Link, the ATM industry body in the UK, said the fee drop could result in up to 30,000 ATMs disappearing. However, fees will not be cut for free ATMs located 1km or more from the next nearest cash machine. Link said the move is to encourage operators to place machines in more remote areas.
One result of these changes is that ATM operators will start to charge consumers to use machines. Indeed, consumer lobby group Which? has found that free-to-use cash machines have been rapidly disappearing across the UK, with nearly 1,700 machines starting to charge for withdrawals in the first three months of 2019.
There is also the question of upgrading ATM operating systems to Windows 10 before Microsoft ends support for the widely-used Windows 7 in January 2020, with the cost of upgrading older machines potentially making less sense than closing them.

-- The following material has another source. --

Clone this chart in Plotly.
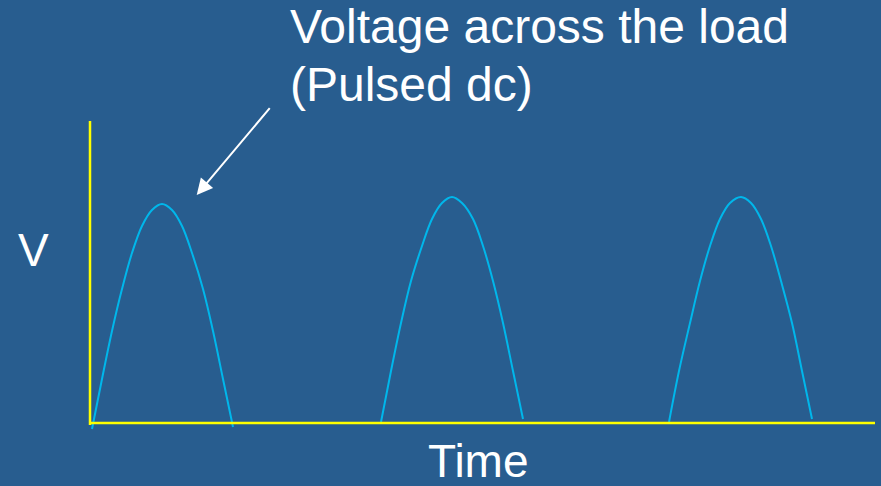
import plotly.graph_objects as go

# (time units ~ px, voltage units ~ px above the time axis)
pulse1_t = [2, 12, 22, 32, 42, 52, 62, 72, 82, 92, 102, 113, 123, 133, 143]
pulse1_v = [-6, 44, 92, 134, 170, 197, 213, 219, 213, 197, 170, 134, 92, 44, -4]

pulse2_t = [291, 301, 311, 321, 332, 342, 352, 362, 372, 383, 393, 403, 413, 423, 433]
pulse2_v = [1, 52, 100, 142, 177, 204, 220, 226, 220, 204, 177, 142, 100, 52, 4]

pulse3_t = [579, 589, 600, 610, 620, 630, 640, 651, 661, 671, 681, 691, 702, 712, 722]
pulse3_v = [1, 52, 100, 142, 177, 204, 220, 226, 220, 204, 177, 142, 100, 52, 4]

title_lines = ["Voltage across the load", "(Pulsed dc)"]
y_label = "V"
x_label = "Time"

BG = "#285D8F"
CYAN = "#00B7EB"
YELLOW = "#FFFF00"
FONT = "Liberation Sans, Arial, sans-serif"

fig = go.Figure()
for t, v in [(pulse1_t, pulse1_v), (pulse2_t, pulse2_v), (pulse3_t, pulse3_v)]:
    fig.add_trace(go.Scatter(x=t, y=v, mode="lines",
                             line=dict(color=CYAN, width=2, shape="spline", smoothing=1.0),
                             hoverinfo="skip", showlegend=False))

# axes drawn as yellow lines
fig.add_shape(type="line", x0=0, x1=785, y0=0, y1=0, xref="x", yref="y",
              line=dict(color=YELLOW, width=2.5))
fig.add_shape(type="line", x0=0, x1=0, y0=-2, y1=302, xref="x", yref="y",
              line=dict(color=YELLOW, width=2.5))

anns = [
    dict(text=title_lines[0], x=0.2595, y=1.211, xanchor="left", yanchor="middle", size=48),
    dict(text=title_lines[1], x=0.2595, y=1.0434, xanchor="left", yanchor="middle", size=48),
    dict(text=y_label, x=-0.05875, y=0.5665, xanchor="center", yanchor="middle", size=46),
    dict(text=x_label, x=0.4975, y=-0.0434, xanchor="center", yanchor="middle", size=46),
]
for a in anns:
    size = a.pop("size")
    fig.add_annotation(xref="paper", yref="paper", showarrow=False,
                       font=dict(family=FONT, size=size, color="white"), **a)

fig.add_annotation(xref="paper", yref="paper", x=0.14588, y=0.7254, text="",
                   showarrow=True, ax=74.3, ay=-88.3, arrowhead=2, arrowsize=1.6,
                   arrowwidth=2, arrowcolor="white")

fig.update_layout(
    width=881, height=486,
    margin=dict(l=80, r=1, t=100, b=40),
    paper_bgcolor=BG, plot_bgcolor=BG,
    xaxis=dict(range=[-10, 790], visible=False, fixedrange=True),
    yaxis=dict(range=[-23, 323], visible=False, fixedrange=True),
    showlegend=False,
)

fig.write_html("out.html", config={"displayModeBar": False},
               post_script="document.body.style.margin='0';document.body.style.background='%s';" % BG)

There are arguments that the UK network of 55,000 ATMs support financial inclusion as a proportion of people don’t have access to digital and contactless payment technology.
According to UK Finance chief executive Stephen Jones, “technology is not for everyone and cash remains a payment method that is valued and preferred by many, so maintaining access to cash will be vital to ensure no customer is left behind".
Bearing these factors in mind, the humble ‘hole in the wall’ needs to evolve if it is to survive the reduction in cash withdrawals while continuing to serve an important social function.
RBS is already piloting contactless ATMs, with customers able to withdraw up to £100 without putting their card in the machine. Chase Bank in the US, meanwhile, has introduced card-free ATMs where customer access services through their phone app.
The ATM Future Trends report suggests ATMs could even adopt biometric technology, such as fingerprint and facial recognition as an authentication method. Indeed, Barclays has already trialled finger vein scanning.
Another view is that the challenges facing ATMs will lead to modernisation such as the introduction of touchscreens, brighter displays, video banking and faster transactions times. Greater personalisation is another idea to help ATMs remain relevant, with the potential for users to request the mix of notes they receive via their mobile app or to receive new cards directly from the ATM. Some banks are also offering customers the ability to make automated deposits and even recycle cash.
The services offered by ATMs could also evolve to include loan applications, buying lottery tickets and dispensing foreign currency. In the UK, people can already top up their mobile phone balance. ATMs in Latin America typically have 50-75 features, including the ability to pay bills or for pay-to-view sport coverage.
As digital payments continue to put the pressure on physical cash, ATM providers will be forced to innovate and move away from simply dispensing money.
Ultimately, it seems the ATM will be with us for some time yet. The argument that they support financial inclusion is valid, while their usage has expanded beyond merely dispensing cash, to include other important or useful services. It’s not yet time to brick up ‘the hole in the wall’.